* [Written task]: Working from the top of the listing below, retype each line through the line containing "import seaborn as sns", both included, with no pictures.

== Data

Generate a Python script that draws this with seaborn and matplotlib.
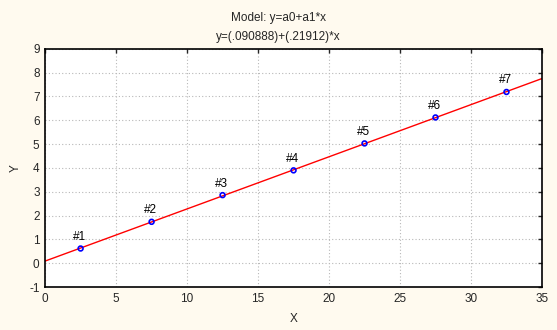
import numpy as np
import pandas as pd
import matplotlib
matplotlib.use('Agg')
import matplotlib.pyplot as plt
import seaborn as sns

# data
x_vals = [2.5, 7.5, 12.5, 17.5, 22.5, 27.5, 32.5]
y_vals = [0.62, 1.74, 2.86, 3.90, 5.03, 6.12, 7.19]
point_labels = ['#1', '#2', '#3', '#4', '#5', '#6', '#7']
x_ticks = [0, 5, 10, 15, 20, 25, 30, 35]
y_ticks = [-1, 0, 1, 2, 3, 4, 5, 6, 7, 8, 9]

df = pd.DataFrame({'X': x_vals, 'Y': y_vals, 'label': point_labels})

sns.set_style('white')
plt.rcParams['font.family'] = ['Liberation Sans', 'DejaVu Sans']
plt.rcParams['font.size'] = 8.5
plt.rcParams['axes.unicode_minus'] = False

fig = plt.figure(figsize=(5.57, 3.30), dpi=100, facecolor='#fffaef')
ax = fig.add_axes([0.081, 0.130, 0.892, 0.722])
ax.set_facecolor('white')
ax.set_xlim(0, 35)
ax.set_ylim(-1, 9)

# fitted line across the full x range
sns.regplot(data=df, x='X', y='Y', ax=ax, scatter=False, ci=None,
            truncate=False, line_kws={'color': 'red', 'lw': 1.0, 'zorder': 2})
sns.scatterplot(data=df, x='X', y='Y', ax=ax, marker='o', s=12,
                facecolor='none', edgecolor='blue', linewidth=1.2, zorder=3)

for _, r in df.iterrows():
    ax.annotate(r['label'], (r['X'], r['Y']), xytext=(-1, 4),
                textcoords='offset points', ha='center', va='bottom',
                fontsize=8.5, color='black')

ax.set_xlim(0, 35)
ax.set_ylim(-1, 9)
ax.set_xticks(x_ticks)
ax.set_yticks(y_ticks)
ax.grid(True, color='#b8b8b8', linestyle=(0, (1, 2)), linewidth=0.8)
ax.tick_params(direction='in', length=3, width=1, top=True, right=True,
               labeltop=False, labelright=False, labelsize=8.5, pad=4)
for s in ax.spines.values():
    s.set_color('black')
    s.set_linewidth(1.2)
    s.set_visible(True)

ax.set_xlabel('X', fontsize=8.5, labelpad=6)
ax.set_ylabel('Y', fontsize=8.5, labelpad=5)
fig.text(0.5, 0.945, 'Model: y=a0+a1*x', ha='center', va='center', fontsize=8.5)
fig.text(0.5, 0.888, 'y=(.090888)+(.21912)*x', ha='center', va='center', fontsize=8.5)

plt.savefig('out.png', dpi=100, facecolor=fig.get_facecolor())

====

* [Exercise answer]:
Generate a Python script that draws this with seaborn and matplotlib.
import numpy as np
import pandas as pd
import matplotlib
matplotlib.use('Agg')
import matplotlib.pyplot as plt
import seaborn as sns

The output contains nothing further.